Halloween (2018)

Halloween (2018) Cover

Though refreshingly entertaining, Halloween isn’t for everyone, but it isn’t meant to be. Filled with captivating cinematography, fun actors, and entertaining direction, there is a lot to like here. Director David Gordon Green feels like he gets what is supposed to make the franchise fun and entertaining, and it almost worked for me.

What is most fascinating about the franchise is just how cavalier it is with continuity. The Halloween franchise has had a large series of sequels as well as full reboots that are followed by Halloween (2018) which is a sequel with selective continuity from only the original films. Kind of. Halloween describes its own continuity and rewrites its history via exposition dialog and describes a series of events that don’t appear to have happened in any film.

It’s Superman Returns weird, but don’t worry about it, David Gordon Green doesn’t. The movie doesn’t suffer because of it. Just try not to think about it. I was able to not worry about it till after the movie and I’m still okay with it because this movie is cohesive. I don’t need it to make sense in the context of literally 40 years of films. I know there are some people that do need that, so just be aware. If you need to, think of it as a new reboot that starts with Michael Meyer’s second killing spree and writes its own prequel out in exposition.

Believe it or not, I love these kinds of mental gymnastics.

Honestly, though, that’s the most interesting part of the story outside of the element of being part revenge film from the perspective of Jamie Lee Curtis’ character, Laurie Strode. Michael Meyers, a 40-year-old boogie man who has never said a word, is set free on Halloween night to kill again as his counterpart, his one-time victim Laurie Strode, hunts him down after spending her whole life in preparation for this confrontation. It’s fine. In fact, it’s downright fun for a concept.
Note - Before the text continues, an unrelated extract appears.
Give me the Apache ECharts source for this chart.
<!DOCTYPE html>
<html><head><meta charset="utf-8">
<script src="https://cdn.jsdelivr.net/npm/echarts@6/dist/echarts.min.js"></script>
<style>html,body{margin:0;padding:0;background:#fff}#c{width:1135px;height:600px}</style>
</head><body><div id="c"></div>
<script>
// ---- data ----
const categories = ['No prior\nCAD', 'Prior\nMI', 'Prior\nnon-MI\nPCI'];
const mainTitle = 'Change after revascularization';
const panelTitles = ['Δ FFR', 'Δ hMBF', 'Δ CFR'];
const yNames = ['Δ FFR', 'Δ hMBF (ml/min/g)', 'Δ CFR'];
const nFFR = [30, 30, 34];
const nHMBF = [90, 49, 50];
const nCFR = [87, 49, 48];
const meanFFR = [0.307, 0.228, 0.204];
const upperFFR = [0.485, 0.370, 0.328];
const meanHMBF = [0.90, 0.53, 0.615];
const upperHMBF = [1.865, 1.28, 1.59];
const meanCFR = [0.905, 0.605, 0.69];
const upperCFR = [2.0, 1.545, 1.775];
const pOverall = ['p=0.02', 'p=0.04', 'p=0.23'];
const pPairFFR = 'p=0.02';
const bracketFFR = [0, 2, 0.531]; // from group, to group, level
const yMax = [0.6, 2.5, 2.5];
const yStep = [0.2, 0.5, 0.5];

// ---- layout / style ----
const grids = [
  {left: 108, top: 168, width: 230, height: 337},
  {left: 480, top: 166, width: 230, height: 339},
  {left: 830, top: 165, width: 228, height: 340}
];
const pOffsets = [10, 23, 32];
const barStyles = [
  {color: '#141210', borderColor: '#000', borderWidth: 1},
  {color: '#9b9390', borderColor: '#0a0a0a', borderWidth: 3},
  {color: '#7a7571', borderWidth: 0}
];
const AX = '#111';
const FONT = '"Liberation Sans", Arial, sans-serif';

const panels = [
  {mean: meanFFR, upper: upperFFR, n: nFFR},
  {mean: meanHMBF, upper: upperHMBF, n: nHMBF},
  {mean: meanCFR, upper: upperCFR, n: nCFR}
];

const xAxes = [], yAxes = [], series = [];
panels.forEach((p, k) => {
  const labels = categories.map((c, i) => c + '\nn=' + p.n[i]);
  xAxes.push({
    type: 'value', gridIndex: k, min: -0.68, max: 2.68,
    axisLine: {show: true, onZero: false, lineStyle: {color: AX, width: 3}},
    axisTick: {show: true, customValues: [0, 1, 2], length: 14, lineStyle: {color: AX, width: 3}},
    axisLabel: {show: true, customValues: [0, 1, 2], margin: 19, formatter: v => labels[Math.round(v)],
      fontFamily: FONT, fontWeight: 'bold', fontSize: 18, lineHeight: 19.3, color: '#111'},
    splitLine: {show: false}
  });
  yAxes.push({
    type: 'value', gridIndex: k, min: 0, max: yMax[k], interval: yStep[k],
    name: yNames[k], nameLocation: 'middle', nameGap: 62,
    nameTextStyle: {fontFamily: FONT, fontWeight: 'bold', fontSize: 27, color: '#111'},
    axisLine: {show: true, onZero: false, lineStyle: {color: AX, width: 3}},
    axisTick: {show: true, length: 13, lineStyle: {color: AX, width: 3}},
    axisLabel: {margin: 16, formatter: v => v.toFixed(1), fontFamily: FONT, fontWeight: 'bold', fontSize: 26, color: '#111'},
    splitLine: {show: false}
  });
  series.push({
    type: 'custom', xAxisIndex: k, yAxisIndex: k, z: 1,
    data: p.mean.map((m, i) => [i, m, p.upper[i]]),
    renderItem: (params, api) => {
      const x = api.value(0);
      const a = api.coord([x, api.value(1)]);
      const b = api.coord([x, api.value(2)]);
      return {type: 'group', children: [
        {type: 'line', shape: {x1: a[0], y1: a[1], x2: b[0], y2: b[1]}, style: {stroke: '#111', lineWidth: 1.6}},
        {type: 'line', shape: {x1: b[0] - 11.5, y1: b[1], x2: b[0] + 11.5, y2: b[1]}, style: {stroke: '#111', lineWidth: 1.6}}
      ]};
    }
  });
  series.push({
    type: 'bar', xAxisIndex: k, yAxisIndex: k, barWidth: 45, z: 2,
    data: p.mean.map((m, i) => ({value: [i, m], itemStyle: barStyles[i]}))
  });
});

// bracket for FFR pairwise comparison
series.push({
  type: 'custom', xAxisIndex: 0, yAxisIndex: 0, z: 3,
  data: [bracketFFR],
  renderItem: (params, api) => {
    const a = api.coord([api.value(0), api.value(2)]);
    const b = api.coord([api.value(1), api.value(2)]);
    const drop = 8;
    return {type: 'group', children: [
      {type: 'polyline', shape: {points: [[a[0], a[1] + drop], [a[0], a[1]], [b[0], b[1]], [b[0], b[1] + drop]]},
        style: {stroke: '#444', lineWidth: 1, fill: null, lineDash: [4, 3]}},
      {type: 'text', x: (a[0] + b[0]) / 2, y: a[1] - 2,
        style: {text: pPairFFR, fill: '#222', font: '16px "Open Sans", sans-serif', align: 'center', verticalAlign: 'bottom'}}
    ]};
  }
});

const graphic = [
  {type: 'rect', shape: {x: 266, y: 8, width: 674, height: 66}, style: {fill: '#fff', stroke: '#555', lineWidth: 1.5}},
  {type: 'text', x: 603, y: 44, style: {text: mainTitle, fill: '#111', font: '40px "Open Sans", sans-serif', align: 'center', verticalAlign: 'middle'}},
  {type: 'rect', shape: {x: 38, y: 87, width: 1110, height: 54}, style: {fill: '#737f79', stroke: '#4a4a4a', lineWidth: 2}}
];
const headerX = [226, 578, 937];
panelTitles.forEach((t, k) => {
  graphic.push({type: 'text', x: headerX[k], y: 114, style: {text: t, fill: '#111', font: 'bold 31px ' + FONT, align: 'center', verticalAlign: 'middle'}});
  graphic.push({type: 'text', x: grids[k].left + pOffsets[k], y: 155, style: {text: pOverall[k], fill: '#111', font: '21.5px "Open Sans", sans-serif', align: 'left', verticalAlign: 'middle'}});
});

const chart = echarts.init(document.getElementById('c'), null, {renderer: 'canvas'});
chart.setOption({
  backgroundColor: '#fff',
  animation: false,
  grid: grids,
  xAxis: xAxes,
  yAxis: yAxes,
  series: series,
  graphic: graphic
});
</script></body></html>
Let’s be brutally honest here, this franchise isn’t about the plot. The audience is here for the slashing. They’re here for a steady build of uncomfortable tension punctuated with brutal murders depicted with creative directing. You will get that in spades. If that’s all you want out of a good slasher, you’ll get it and that aspect is well done. There are very few jump-scares, and those jump-scares are more there for fun than to scare you. The film wants its premise to be what’s scary, and so the murders tend to be more fetishized by the director than surprising.

My issues with Halloween come more from the character of Michael Meyers himself rather than from anything else about the story, but I’ll wait to talk about that later.
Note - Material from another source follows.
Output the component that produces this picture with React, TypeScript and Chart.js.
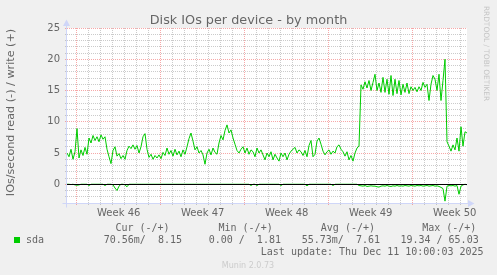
import React, { useEffect, useRef } from "react";
import { Chart, registerables } from "chart.js";

Chart.register(...registerables);

// ---- text ----
const TITLE = "Disk IOs per device - by month";
const Y_LABEL = "IOs/second read (-) / write (+)";
const WATERMARK = "RRDTOOL / TOBI OETIKER";
const FOOTER = "Munin 2.0.73";
const SERIES_NAME = "sda";
const LEGEND_HEADERS = ["Cur (-/+)", "Min (-/+)", "Avg (-/+)", "Max (-/+)"];
const LEGEND_VALUES = ["70.56m/  8.15", "0.00 /  1.81", "55.73m/  7.61", "19.34 / 65.03"];
const LAST_UPDATE = "Last update: Thu Dec 11 10:00:03 2025";

// ---- axes ----
const WEEK_LABELS = ["Week 46", "Week 47", "Week 48", "Week 49", "Week 50"];
const FIRST_WEEK_START_HOUR = 19.4; // hours after the first sample
const HOURS_TOTAL = 800;
const SAMPLE_HOURS = 4;
const Y_MIN = -3;
const Y_MAX = 25;
const Y_LABELED = [0, 5, 10, 15, 20, 25];

// ---- data (one sample every 4 hours) ----
const writeValues = [
  5.0, 4.4, 5.6, 4.0, 5.2, 8.9, 4.2, 5.5, 4.6, 5.9,
  4.8, 7.4, 6.6, 7.8, 7.0, 7.6, 6.8, 7.9, 7.2, 7.6,
  5.6, 4.4, 3.3, 5.4, 6.0, 4.5, 4.9, 4.1, 4.6, 4.0,
  5.4, 6.1, 5.7, 6.3, 5.6, 6.2, 5.0, 6.0, 7.6, 8.1,
  5.6, 4.3, 4.8, 4.0, 4.6, 4.2, 4.7, 4.1, 5.1, 4.6,
  5.8, 4.8, 5.4, 4.5, 5.6, 4.7, 5.3, 4.4, 5.5, 4.8,
  6.0, 7.3, 8.2, 6.9, 5.5, 6.0, 5.0, 5.4, 4.7, 3.2,
  5.0, 5.6, 4.7, 5.8, 5.1, 4.8, 6.6, 7.8, 7.1, 8.6,
  9.5, 8.2, 8.7, 7.4, 6.4, 5.4, 5.0, 5.6, 6.0, 5.0,
  5.8, 4.8, 5.5, 5.2, 4.4, 5.8, 5.0, 5.5, 4.7, 3.9,
  5.0, 4.4, 5.2, 3.9, 4.8, 4.2, 3.7, 5.0, 4.4, 5.0,
  3.9, 4.8, 5.3, 5.6, 5.9, 5.0, 5.5, 5.2, 4.6, 5.4,
  4.4, 6.2, 7.0, 4.4, 4.8, 6.9, 7.4, 6.4, 5.3, 4.7,
  5.2, 5.5, 4.8, 5.3, 5.0, 6.0, 6.3, 5.6, 5.2, 4.5,
  5.2, 3.9, 4.6, 3.7, 5.0, 5.8, 6.1, 15.9, 15.2, 16.4,
  15.4, 16.6, 15.0, 16.3, 17.6, 15.0, 16.2, 14.7, 17.1, 14.7,
  16.8, 14.4, 17.4, 14.2, 16.8, 14.5, 16.6, 14.3, 16.0, 14.7,
  16.2, 14.5, 15.6, 15.0, 15.5, 14.8, 15.6, 15.0, 16.3, 15.5,
  16.0, 13.4, 16.0, 17.4, 16.8, 15.0, 17.6, 13.4, 16.6, 20.0,
  6.8, 6.1, 5.3, 6.3, 5.5, 7.4, 5.3, 9.2, 6.1, 8.4,
  8.2,
];

const readValues = [
  0, 0, -0.05, 0, -0.1, -0.15, -0.1, 0, 0, 0,
  0, -0.2, 0, 0, 0, 0, 0, 0, 0, -0.2,
  0, 0, 0, -0.1, -0.6, -1.0, -0.3, 0, 0, -0.1,
  -0.4, 0, 0, 0, 0, 0, 0, 0, 0, 0,
  0, 0, 0, 0, 0, 0, 0, 0, 0, 0,
  0, 0, 0, 0, 0, 0, 0, 0, 0, 0,
  0, 0, 0, 0, 0, 0, 0, 0, 0, 0,
  0, 0, 0, 0, 0, 0, 0, 0, 0, 0,
  0, 0, 0, 0, 0, 0, 0, 0, 0, 0,
  0, 0, -0.2, 0, 0, -0.2, 0, 0, 0, 0,
  0, 0, 0, 0, 0, 0, 0, -0.2, 0, 0,
  0, 0, 0, 0, 0, 0, 0, 0, 0, 0,
  -0.25, 0, 0, 0, 0, 0, 0, 0, 0, 0,
  0, 0, 0, -0.2, 0, 0, 0, 0, 0, 0,
  0, 0, 0, 0, 0, 0, -0.2, -0.25, -0.3, -0.2,
  -0.35, -0.3, -0.25, -0.3, -0.3, -0.4, -0.45, -0.3, -0.25, -0.3,
  -0.2, -0.3, -0.35, -0.25, -0.3, -0.2, -0.3, -0.25, -0.3, -0.2,
  -0.25, -0.3, -0.2, -0.25, -0.3, -0.2, -0.25, -0.2, -0.3, -0.25,
  -0.2, -0.3, -0.25, -0.2, -0.3, -0.25, -0.35, -0.5, -0.7, -2.7,
  -0.3, -0.2, -0.25, -0.2, -0.3, -0.2, -1.6, -0.3, -0.1, 0,
  -0.07,
];

// ---- styles ----
const GREEN = "#00cc00";
const FONT_COLOR = "#666666";
const AXIS_COLOR = "#cfd6f8";
const GRID = "rgba(140,140,140,0.45)";
const MGRID = "rgba(240,110,110,0.6)";
const SANS = "'DejaVu Sans', sans-serif";
const MONO = "'DejaVu Sans Mono', monospace";

const xTickValues: number[] = [];
for (let v = FIRST_WEEK_START_HOUR - 12; v <= HOURS_TOTAL; v += 12) xTickValues.push(v);
const tickIndex = (v: number) => Math.round((v - FIRST_WEEK_START_HOUR) / 12);

const yTickValues: number[] = [];
for (let v = Y_MIN; v <= Y_MAX; v++) yTickValues.push(v);

const muninPlugin = {
  id: "munin",
  beforeDraw(chart: any) {
    const { ctx, chartArea: a } = chart;
    ctx.save();
    ctx.fillStyle = "#f0f0f0";
    ctx.fillRect(0, 0, chart.width, chart.height);
    ctx.fillStyle = "#ffffff";
    ctx.fillRect(a.left, a.top, a.right - a.left, a.bottom - a.top);
    ctx.restore();
  },
  afterDatasetsDraw(chart: any) {
    const { ctx, chartArea: a, scales } = chart;
    const y0 = Math.floor(scales.y.getPixelForValue(0)) + 0.5;
    ctx.save();
    ctx.strokeStyle = "#000000";
    ctx.lineWidth = 1;
    ctx.beginPath();
    ctx.moveTo(a.left, y0);
    ctx.lineTo(a.right, y0);
    ctx.stroke();

    // axes with arrows
    const ax = a.left - 0.5;
    const ay = a.bottom + 0.5;
    ctx.strokeStyle = AXIS_COLOR;
    ctx.fillStyle = AXIS_COLOR;
    ctx.beginPath();
    ctx.moveTo(ax, ay + 4);
    ctx.lineTo(ax, a.top - 5);
    ctx.moveTo(ax - 4, ay);
    ctx.lineTo(a.right + 3, ay);
    ctx.stroke();
    ctx.beginPath();
    ctx.moveTo(ax - 3.5, a.top - 2);
    ctx.lineTo(ax + 3.5, a.top - 2);
    ctx.lineTo(ax, a.top - 8.5);
    ctx.closePath();
    ctx.fill();
    ctx.beginPath();
    ctx.moveTo(a.right + 1, ay - 3.5);
    ctx.lineTo(a.right + 1, ay + 3.5);
    ctx.lineTo(a.right + 7.5, ay);
    ctx.closePath();
    ctx.fill();
    ctx.restore();
  },
  afterDraw(chart: any) {
    const { ctx } = chart;
    ctx.save();
    ctx.fillStyle = FONT_COLOR;
    // title
    ctx.font = `12.8px ${SANS}`;
    ctx.textAlign = "center";
    ctx.textBaseline = "alphabetic";
    ctx.fillText(TITLE, 248.5, 24);

    // y label
    ctx.save();
    ctx.translate(11, 112.5);
    ctx.rotate(-Math.PI / 2);
    ctx.font = `11.2px ${SANS}`;
    ctx.textAlign = "center";
    ctx.textBaseline = "middle";
    ctx.fillText(Y_LABEL, 0, 0);
    ctx.restore();

    // watermark
    ctx.save();
    ctx.translate(486, 53.5);
    ctx.rotate(Math.PI / 2);
    ctx.font = `7.4px ${SANS}`;
    ctx.fillStyle = "#c4c4c4";
    ctx.textAlign = "center";
    ctx.textBaseline = "middle";
    ctx.fillText(WATERMARK, 0, 0);
    ctx.restore();

    // legend
    ctx.fillStyle = GREEN;
    ctx.fillRect(14, 237, 6, 6);
    ctx.fillStyle = FONT_COLOR;
    ctx.font = `10px ${MONO}`;
    ctx.textAlign = "left";
    ctx.textBaseline = "alphabetic";
    ctx.fillText(SERIES_NAME, 26, 243.3);
    const headerX = [115.4, 218.5, 320.8, 422.2];
    LEGEND_HEADERS.forEach((h, i) => ctx.fillText(h, headerX[i], 231.3));
    const valueX = [103.7, 208.7, 301.7, 400.4];
    LEGEND_VALUES.forEach((v, i) => ctx.fillText(v, valueX[i], 243.3));
    ctx.fillText(LAST_UPDATE, 260.8, 254.5);

    // footer
    ctx.font = `8px ${SANS}`;
    ctx.fillStyle = "#cccccc";
    ctx.textAlign = "center";
    ctx.fillText(FOOTER, 248, 267.5);
    ctx.restore();
  },
};

export default function App() {
  const ref = useRef<HTMLCanvasElement>(null);

  useEffect(() => {
    const canvas = ref.current;
    if (!canvas) return;
    const hours = writeValues.map((_, i) => i * SAMPLE_HOURS);

    const chart = new Chart(canvas, {
      type: "line",
      data: {
        datasets: [
          {
            label: "sda write",
            data: writeValues.map((v, i) => ({ x: hours[i], y: v })),
            borderColor: GREEN,
            borderWidth: 1,
            pointRadius: 0,
            tension: 0,
            fill: false,
          },
          {
            label: "sda read",
            data: readValues.map((v, i) => ({ x: hours[i], y: v })),
            borderColor: GREEN,
            borderWidth: 1,
            pointRadius: 0,
            tension: 0,
            fill: false,
          },
        ],
      },
      options: {
        responsive: false,
        animation: false,
        devicePixelRatio: 1,
        events: [],
        layout: { padding: { left: 0, right: 30, top: 28, bottom: 0 } },
        plugins: {
          legend: { display: false },
          title: { display: false },
          tooltip: { enabled: false },
        },
        scales: {
          x: {
            type: "linear",
            min: 0,
            max: HOURS_TOTAL,
            afterBuildTicks: (scale: any) => {
              scale.ticks = xTickValues.map((v) => ({ value: v }));
            },
            afterFit: (scale: any) => {
              scale.height = 72;
            },
            grid: {
              lineWidth: 1,
              tickLength: 2,
              drawTicks: true,
              color: (c: any) => {
                const v = c.tick ? c.tick.value : null;
                if (v == null) return "rgba(0,0,0,0)";
                const k = tickIndex(v);
                if (k % 14 === 0) return MGRID;
                if (k % 2 === 0) return GRID;
                return "rgba(0,0,0,0)";
              },
            },
            border: { display: false, dash: [1, 1] },
            ticks: {
              autoSkip: false,
              maxRotation: 0,
              minRotation: 0,
              padding: 2,
              color: FONT_COLOR,
              font: { family: SANS, size: 10 },
              callback: (v: any) => {
                const k = tickIndex(Number(v));
                if (k >= 7 && (k - 7) % 14 === 0) {
                  const w = (k - 7) / 14;
                  return WEEK_LABELS[w] ?? "";
                }
                return "";
              },
            },
          },
          y: {
            type: "linear",
            min: Y_MIN,
            max: Y_MAX,
            afterBuildTicks: (scale: any) => {
              scale.ticks = yTickValues.map((v) => ({ value: v }));
            },
            afterFit: (scale: any) => {
              scale.width = 67;
            },
            grid: {
              lineWidth: 1,
              tickLength: 2,
              drawTicks: true,
              color: (c: any) => {
                const v = c.tick ? c.tick.value : null;
                if (v == null) return "rgba(0,0,0,0)";
                return v % 5 === 0 ? MGRID : GRID;
              },
            },
            border: { display: false, dash: [1, 1] },
            ticks: {
              autoSkip: false,
              padding: 5,
              color: FONT_COLOR,
              font: { family: SANS, size: 10 },
              callback: (v: any) => (Y_LABELED.includes(Number(v)) ? String(v) : ""),
            },
          },
        },
      },
      plugins: [muninPlugin],
    });

    return () => chart.destroy();
  }, []);

  return (
    <div style={{ position: "fixed", left: 0, top: 0, width: 497, height: 275 }}>
      <canvas ref={ref} width={497} height={275} style={{ display: "block", width: 497, height: 275 }} />
    </div>
  );
}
First, I want to praise the cast. I love Jamie Lee Curtis. Her film choices lately just leave me giddy and excited, and I’ve especially enjoyed her in the Scream Queens tv show. She plays Laurie Strode with a somber tone. There are a few nods to the franchise, but fewer than you’d expect in this type of film that is trying to play off its history. Other standouts for me include Will Patton as Officer Hawkins and Haluk Bilginer as Dr. Sartain. Their strong performances are important as their characters have the most interaction and history with Laurie Strode and Michael Meyers, and they act primarily as the lens for what the audience understands and feels.

Despite all of these great elements, the passionate directing, the amazing cast, and the deeply fascinating relationship with its franchise, Halloween just didn’t work for me. To me, a person who doesn’t speak for 40 years and whose only actions when they’re free to act are endless thoughtless murder isn’t evil. They’re not even a person. They’re a plot device or a machine. The film’s dialog regularly asks the audience to try and give motivation to Meyers with one hand and with the other hand it tells us that he is such pure evil that he has no motivation. You can’t have it both ways. But more importantly, you especially can’t have it the latter. Pure evil isn’t mindlessly killing people one at a time in order. There’s no method or motive to it. That’s at best nature, but at worst… it’s built entirely on an unhelpful understanding of mental illness.

I get what they want, too. They want to prey on that feeling you got when you were ten years old and telling stories about escaped mental patients down the street. That was a cool feeling… when you were ten. As a secondary objective, they want to appeal to the part of you that wants to live only for a minute inside of Michael Meyers and enjoy what he’s doing. It’s why the film doesn’t use its jump scares for the murders but takes just enough time with each kill to let the brutality of it sink in. But I’m not ten and I don’t have any desire to spend even a moment in Michael Meyers’ shoes, and so Halloween just didn’t work for me.

Even with that criticism, though, I will say that the end was still incredibly entertaining as the style of movie shifts dramatically.

Overall the latest Halloween is as pure of a slasher as you can get, but this, unfortunately, can’t and won’t appeal to everyone. Its purity makes it incapable of rising above the slasher genre and finding anything truly deeper beyond its offerings. Its lack of anything deep to say about its subject is part of that purity. I will say this, it’s one of the very best examples of what it is.

Final Verdict:An entertaining slasher, but it doesn't rise above slashers as a genre.